Author Doug Lemov on the power of practice. Plus: top education blogs, dog-eared books.
Doug Lemov believes in hard work. He's the parent saying, "Practice that scale, again." He's the baseball coach drilling his players on the fine points of infielding. The acclaimed author of Teach Like a Champion sat down to talk with us about his new book, Practice Perfect: 42 Rules for Getting Better at Getting Better.
Q There are so many sports analogies running through the book. How did you come to relate the culture of practice in sports to other areas, like teaching and business?
A I wasted so much time not knowing how or what to practice. I want my kids to know how to get good at something they're passionate about. Sports is a crucible in which you learn a lot of things about performance. That's one of the key points: Anything you do live responds to practice, whether it's playing in a soccer game, teaching a math lesson, or doing a performance review.
Q Since education has safeguards for teacher jobs, is there a unique opportunity to avoid tossing out the baby with the bathwater and instead work to improve the people you have?
A Yes! It's the obligation of an organization to make its people better, particularly in the education sector because it's human-capital intensive-you will only ever be as good as the quality of your teachers. If all you did was aggregate talent and you attracted the best teachers in the district, you would have great results at certain schools but in the end it doesn't solve the issues.
Q You use pop-culture touchstones (Javier Bardem, Lionel Messi) to illustrate many points. Do you recommend that leaders also use these very relatable examples to help their employees grasp the idea of practice?
A It's more of an interest in stories than in pop culture. Through stories, you communicate values and beliefs and direction. I've gone to trainings where people would deal in platitudes and abstractions. I'd be inspired, then I'd get to my class and I'd have no idea what to do to make changes come about.
Q What about the cynics, those who are resistant to a new program—when they buy in, do they sometimes become the biggest boosters of the culture of practice?
A Smart people are right to be skeptical. Fellow author Paul Bamberg wrote: "Buy-in is an outcome and not a precondition." If your training makes people feel they're getting better, they'll believe in it. If the skeptics start to believe in it—the passion of the convert—they'll bring people with them.
Q What makes Rule 21, Model the Path, one of the most important rules for any educator to internalize?
A That's so critical. People will look at a model and say, "I can't be that person." You want to show them a plurality of models and encourage them to find their own version. People need to get lots of rounds of practicing like themselves, in their own voice, so that by the time they go out into the classroom, it's natural. They need to own it.
Q Talk a bit about hiring for practice (Rule 36).
A If I have two prospective teachers come in to teach a sample lesson, and one of them is an 8 and one is a 6, but the 8 is not so interested in feedback, and the 6 is yearning to get better, I'm takin' the 6. Teachers like that are going to build a
culture that makes all the other teachers in the building want to get better.

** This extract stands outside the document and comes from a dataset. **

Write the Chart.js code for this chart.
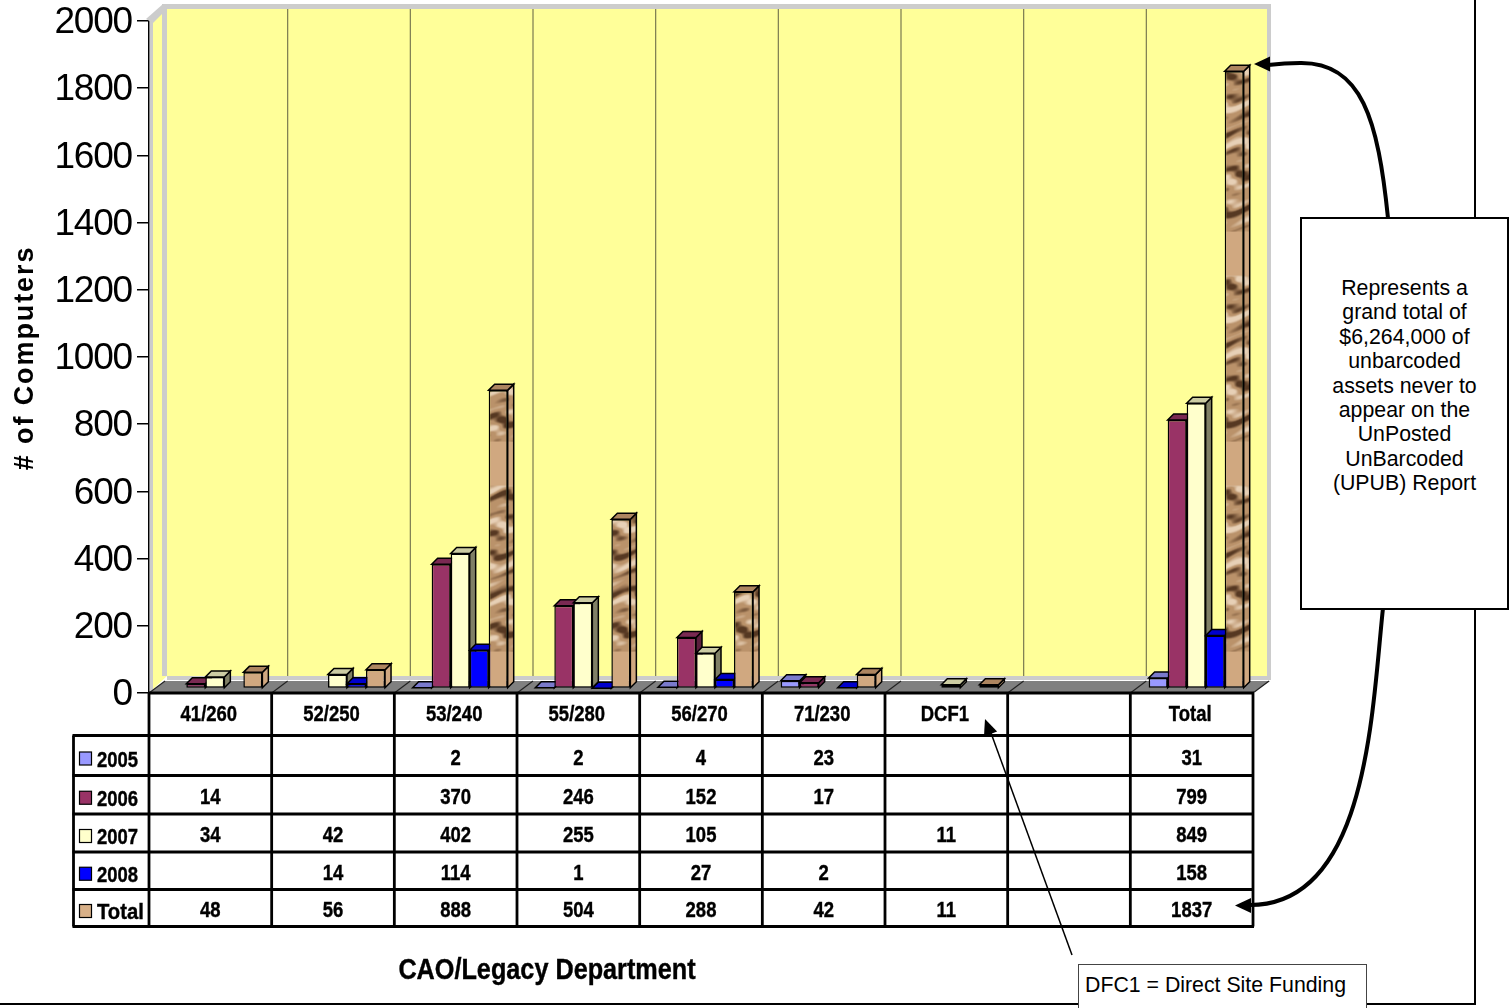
<!DOCTYPE html>
<html lang="en">
<head>
<meta charset="UTF-8">
<title># of Computers by CAO/Legacy Department</title>
<script src="https://cdnjs.cloudflare.com/ajax/libs/Chart.js/4.4.1/chart.umd.min.js"></script>
<style>
  html, body { margin: 0; padding: 0; background: #fff; overflow: hidden; }
  #wrap { position: relative; width: 1510px; height: 1008px; }
  canvas { position: absolute; left: 0; top: 0; }
  .box { position: absolute; box-sizing: border-box; background: #fff; color: #000; font-family: "Liberation Sans", Arial, sans-serif; }
  #note { left: 1300px; top: 217px; width: 209px; height: 393px; border: 2px solid #000; font-size: 21.3px; line-height: 24.4px; text-align: center; padding: 57px 0 0; }
  #dfc { left: 1078px; top: 964px; width: 289px; height: 50px; border: 1.5px solid #444; font-size: 21.3px; line-height: 24px; padding: 8px 0 0 6px; white-space: nowrap; }
  #pageRight { position: absolute; left: 1474px; top: 0; width: 2px; height: 1004px; background: #000; }
  #pageBottom { position: absolute; left: 0; top: 1003px; width: 1476px; height: 2px; background: #000; }
</style>
</head>
<body>
<div id="wrap">
  <div id="pageRight"></div>
  <div id="pageBottom"></div>
  <canvas id="myChart" width="1510" height="1008"></canvas>
  <div class="box" id="note">Represents a<br>grand total of<br>$6,264,000 of<br>unbarcoded<br>assets never to<br>appear on the<br>UnPosted<br>UnBarcoded<br>(UPUB) Report</div>
  <div class="box" id="dfc">DFC1 = Direct Site Funding</div>
</div>
<script>
const categories = ["41/260", "52/250", "53/240", "55/280", "56/270", "71/230", "DCF1", "", "Total"];
const yTitle = "# of Computers";
const xTitle = "CAO/Legacy Department";
const series2005 = [null, null, 2, 2, 4, 23, null, null, 31];
const series2006 = [14, null, 370, 246, 152, 17, null, null, 799];
const series2007 = [34, 42, 402, 255, 105, null, 11, null, 849];
const series2008 = [null, 14, 114, 1, 27, 2, null, null, 158];
const seriesTotal = [48, 56, 888, 504, 288, 42, 11, null, 1837];
const seriesNames = ["2005", "2006", "2007", "2008", "Total"];

const ARIAL = '"Liberation Sans", Arial, sans-serif';
const DX = 16, DY = 12;     // depth of the 3d box
const BAR_D = 6;            // depth of one bar
const BAR_SHIFT = 4.5;      // bars stand a little behind the front edge

// marbled brown fill of the Total bars
function makeWood() {
    const c = document.createElement("canvas");
    c.width = 40; c.height = 210;
    const g = c.getContext("2d");
    const k = 2 * Math.PI / 210;
    for (let y = 0; y < 210; y++) {
        const quiet = y > 25 && y < 70;
        for (let x = 0; x < 40; x++) {
            const w = 1.2 * Math.sin(x * 0.157 + y * k * 2);
            let v = Math.sin(y * k * 11 + w) + 0.7 * Math.sin(y * k * 5 + w + 1) + 0.35 * Math.sin(y * k * 23 + x * 0.314);
            if (quiet) v *= 0.12;
            let r = quiet ? 208 : 186, gg = quiet ? 168 : 146, b = quiet ? 128 : 106;
            if (v > 0.3) { const t = Math.min(1, (v - 0.3) / 1.1); r -= 100 * t; gg -= 90 * t; b -= 72 * t; }
            if (v < -0.4) { const t = Math.min(1, (-v - 0.4) / 1); r += 45 * t; gg += 62 * t; b += 76 * t; }
            g.fillStyle = "rgb(" + (r | 0) + "," + (gg | 0) + "," + (b | 0) + ")";
            g.fillRect(x, y, 1, 1);
        }
    }
    return c;
}
const ctx0 = document.getElementById("myChart").getContext("2d");
const wood = ctx0.createPattern(makeWood(), "repeat");

const fronts = ["#9999FF", "#993366", "#FFFFCC", "#0000FF", wood];
const tops = ["#7A7ACC", "#7A2952", "#CCCCA3", "#0000CC", "#AD8560"];
const sides = ["#5C5C99", "#5C1F3D", "#808066", "#000080", wood];
const swatches = ["#9999FF", "#993366", "#FFFFCC", "#0000FF", "#D8B088"];

function poly(ctx, pts, fill, stroke, lw) {
    ctx.beginPath();
    pts.forEach((p, i) => i ? ctx.lineTo(p[0], p[1]) : ctx.moveTo(p[0], p[1]));
    ctx.closePath();
    if (fill) { ctx.fillStyle = fill; ctx.fill(); }
    if (stroke) { ctx.strokeStyle = stroke; ctx.lineWidth = lw || 1; ctx.stroke(); }
}

function line(ctx, x1, y1, x2, y2, color, lw) {
    ctx.beginPath();
    ctx.moveTo(x1, y1);
    ctx.lineTo(x2, y2);
    ctx.strokeStyle = color;
    ctx.lineWidth = lw;
    ctx.stroke();
}

function arrowHead(ctx, tipX, tipY, angle, len, half) {
    ctx.save();
    ctx.translate(tipX, tipY);
    ctx.rotate(angle);
    ctx.beginPath();
    ctx.moveTo(0, 0);
    ctx.lineTo(len, -half);
    ctx.lineTo(len, half);
    ctx.closePath();
    ctx.fillStyle = "#000";
    ctx.fill();
    ctx.restore();
}

// no narrow face is installed, so squeeze the bold one
function narrowText(ctx, text, x, y, sx) {
    ctx.save();
    ctx.translate(x, y);
    ctx.scale(sx, 1);
    ctx.strokeStyle = "#000";
    ctx.lineWidth = 0.4;
    ctx.fillText(text, 0, 0);
    ctx.strokeText(text, 0, 0);
    ctx.restore();
}

const box3d = {
    id: "box3d",
    beforeDraw(chart) {
        chart.ctx.letterSpacing = "-1.2px";   // tick labels
    },
    // walls, floor, then the bars left to right so each covers its neighbour's side
    beforeDatasetsDraw(chart) {
        const { ctx, chartArea: a } = chart;
        ctx.letterSpacing = "0px";
        const L = a.left, R = a.right, T = a.top, B = a.bottom;
        const catW = (R - L) / categories.length;
        const backL = L + DX + 2, backR = R + 14, backT = T - 12, backB = B - 17;
        ctx.save();
        ctx.fillStyle = "#FFFF99";
        ctx.fillRect(backL, backT, backR - backL, backB - backT);
        poly(ctx, [[L + 2, T], [backL, backT], [backL, backB], [L + 2, B - 2]], "#FFFF99");
        // frame of the walls
        ctx.fillStyle = "#CCCCCC";
        ctx.fillRect(backL - 4, backT - 5, backR - backL + 8, 5);
        ctx.fillRect(backR, backT - 5, 4, backB - backT + 9);
        ctx.fillRect(backL - 5, backT - 5, 5, backB - backT + 5);
        ctx.fillRect(L + 1, T, 3, B - T);
        poly(ctx, [[L - 3, T - 2], [backL - 4, backT - 5], [backL, backT], [L + 4, T + 2]], "#CCCCCC");
        ctx.fillRect(backL, backB, backR - backL + 4, 4);
        // grid lines on the back wall
        for (let i = 1; i < categories.length; i++) {
            const x = L + i * catW + DX;
            line(ctx, x, backT, x, backB, "#7A7A50", 1.2);
        }
        // floor
        poly(ctx, [[L, B], [L + DX, B - DY], [R + 17, B - DY], [R, B]], "#808080");
        for (let i = 0; i <= categories.length; i++) {
            const x = L + i * catW;
            line(ctx, x, B, x + DX, B - DY, "#222", 1.2);
        }
        ctx.restore();

        ctx.save();
        ctx.translate(BAR_SHIFT, -BAR_SHIFT);
        chart.data.datasets.forEach((ds, n) => {
            const meta = chart.getDatasetMeta(n);
            meta.data.forEach((el, i) => {
                if (ds.data[i] == null) return;
                const p = el.getProps(["x", "y", "base", "width"], true);
                const l = p.x - p.width / 2, r = p.x + p.width / 2;
                poly(ctx, [[r, p.y], [r + BAR_D, p.y - BAR_D], [r + BAR_D, p.base - BAR_D], [r, p.base]], sides[n], "#000", 1.5);
                poly(ctx, [[l, p.y], [l + BAR_D, p.y - BAR_D], [r + BAR_D, p.y - BAR_D], [r, p.y]], tops[n], "#000", 1.5);
            });
            meta.controller.draw();
        });
        ctx.restore();
        return false;
    },
    // data table, axis titles and the arrows
    afterDraw(chart) {
        const { ctx, chartArea: a } = chart;
        const L = a.left, R = a.right, B = a.bottom;
        const catW = (R - L) / categories.length;
        const rowY = [735.5, 775.5, 814, 852, 889.5, 926.5];
        const rows = [series2005, series2006, series2007, series2008, seriesTotal];
        const tableLeft = 73.5;
        ctx.save();
        ctx.fillStyle = "#fff";
        ctx.fillRect(L, B, R - L, 934 - B);
        ctx.fillRect(tableLeft, rowY[0], L - tableLeft, rowY[5] - rowY[0]);
        // rules
        line(ctx, L, B, R + 1, B, "#000", 2.8);
        rowY.forEach(y => line(ctx, tableLeft - 1, y, R + 1, y, "#000", 2.8));
        line(ctx, tableLeft, rowY[0], tableLeft, rowY[5], "#000", 2.8);
        for (let i = 0; i <= categories.length; i++) {
            const x = L + i * catW;
            line(ctx, x, B, x, rowY[5], "#000", 2.8);
        }
        // header and values
        ctx.fillStyle = "#000";
        ctx.textBaseline = "middle";
        ctx.textAlign = "center";
        ctx.font = "bold 22px " + ARIAL;
        categories.forEach((c, i) => narrowText(ctx, c, L + (i + 0.5) * catW - 1.5, 714.5, 0.84));
        rows.forEach((row, r) => {
            const y = (rowY[r] + rowY[r + 1]) / 2 + 3;
            row.forEach((v, i) => {
                if (v != null) narrowText(ctx, String(v), L + (i + 0.5) * catW, y, 0.84);
            });
        });
        // legend column
        ctx.textAlign = "left";
        seriesNames.forEach((name, r) => {
            const y = (rowY[r] + rowY[r + 1]) / 2 + 3;
            ctx.fillStyle = swatches[r];
            ctx.fillRect(79.5, y - 6.5, 12, 13);
            ctx.strokeStyle = "#000";
            ctx.lineWidth = 1.2;
            ctx.strokeRect(79.5, y - 6.5, 12, 13);
            ctx.fillStyle = "#000";
            narrowText(ctx, name, 97, y + 2, name === "Total" ? 0.92 : 0.84);
        });
        // axis titles
        ctx.textAlign = "center";
        ctx.font = "bold 29px " + ARIAL;
        narrowText(ctx, xTitle, 547, 971, 0.87);
        ctx.save();
        ctx.translate(26, 358);
        ctx.rotate(-Math.PI / 2);
        ctx.font = "bold 27px " + ARIAL;
        ctx.letterSpacing = "1.9px";
        ctx.fillText(yTitle, 0, 0);
        ctx.restore();
        // arrow from the note to the Total bar
        ctx.lineCap = "round";
        ctx.strokeStyle = "#000";
        ctx.lineWidth = 4;
        ctx.beginPath();
        ctx.moveTo(1388, 218);
        ctx.bezierCurveTo(1378, 120, 1362, 62, 1300, 63);
        ctx.quadraticCurveTo(1285, 63, 1268, 65);
        ctx.stroke();
        arrowHead(ctx, 1254, 64, 0, 16, 7.5);
        // arrow from the note to the table total
        ctx.beginPath();
        ctx.moveTo(1383, 608);
        ctx.bezierCurveTo(1372, 710, 1368, 905, 1250, 905);
        ctx.stroke();
        arrowHead(ctx, 1235, 905.5, 0, 16, 7.5);
        // leader from the DFC1 note
        ctx.lineCap = "butt";
        line(ctx, 991, 733, 1072, 955, "#000", 1.5);
        arrowHead(ctx, 985, 719, Math.atan2(236, 87), 16, 7);
        ctx.restore();
    }
};

new Chart("myChart", {
    type: "bar",
    data: {
        labels: categories,
        datasets: [series2005, series2006, series2007, series2008, seriesTotal].map((d, i) => ({
            label: seriesNames[i],
            data: d,
            backgroundColor: fronts[i],
            borderColor: "#000",
            borderWidth: 1.5,
            borderSkipped: false,
            categoryPercentage: 0.775,
            barPercentage: 1,
            clip: false
        }))
    },
    options: {
        responsive: false,
        animation: false,
        devicePixelRatio: 1,
        layout: { autoPadding: false, padding: { left: 0, right: 257, top: 21, bottom: 315 } },
        plugins: { legend: { display: false }, tooltip: { enabled: false } },
        scales: {
            x: { display: false },
            y: {
                min: 0,
                max: 2000,
                afterFit: s => { s.width = 149; s.paddingTop = 0; s.paddingBottom = 0; },
                ticks: { stepSize: 200, color: "#000", padding: 5, labelOffset: 2, font: { family: ARIAL, size: 37 }, callback: v => String(v) },
                grid: { drawOnChartArea: false, color: "#000", tickLength: 12, lineWidth: 1.5 },
                border: { color: "#000", width: 1.5 }
            }
        }
    },
    plugins: [box3d]
});
</script>
</body>
</html>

From the surprising foreword by Dan Heath—whiskey tour guides?! Chris Rock?!—to the many spot-on examples, Practice Perfect makes the case that practice, done with intention, even obsession, is key to getting great at what you do.
Legendary UCLA basketball coach John Wooden is the patron saint of the narrative, a leader who had his players practice seemingly mundane things until they became automatic. As Lemov and company argue, zeroing in on discrete aspects of practice can create master practitioners. The authors reject the idea of "hot spots" of talent, suggesting that this phenomenon is "better practice habits in disguise."
One might quibble with the need for—phew—42 rules, and in truth, some could have been combined, but the lightbulb moments are many in this great new addition to the "how to excel at excelling" genre.
9 Rules to Practice By
Rule 2: Practice the 20. Translation: Isolate the most important 20 percent and practice that.
Rule 5: Replace Your Purpose (With an Objective). Translation: Purpose is squishy; objectives are
specific and measurable.
Rule 7: Differentiate Drill From Scrimmage. Translation: Intentionally
distort the game to focus on discrete skills.
Rule 10: Isolate the Skill. Translation: Hone technique in isolation until it becomes automatic.
Rule 21: Model the Path. Translation: Show the process, not just the end product.
Rule 23: Practice Using Feedback (Not Just Getting It). Translation: Implement feedback on the spot and use it in the next round of practice.
Rule 31: Normalize Error. Translation: Expose weaknesses to drive excellence.
Rule 32: Break Down the Barriers to Practice. Translation: Anticipate resistance and meet it head-on.
Rule 36: Hire for Practice. Translation: Bring in people who are open to feedback.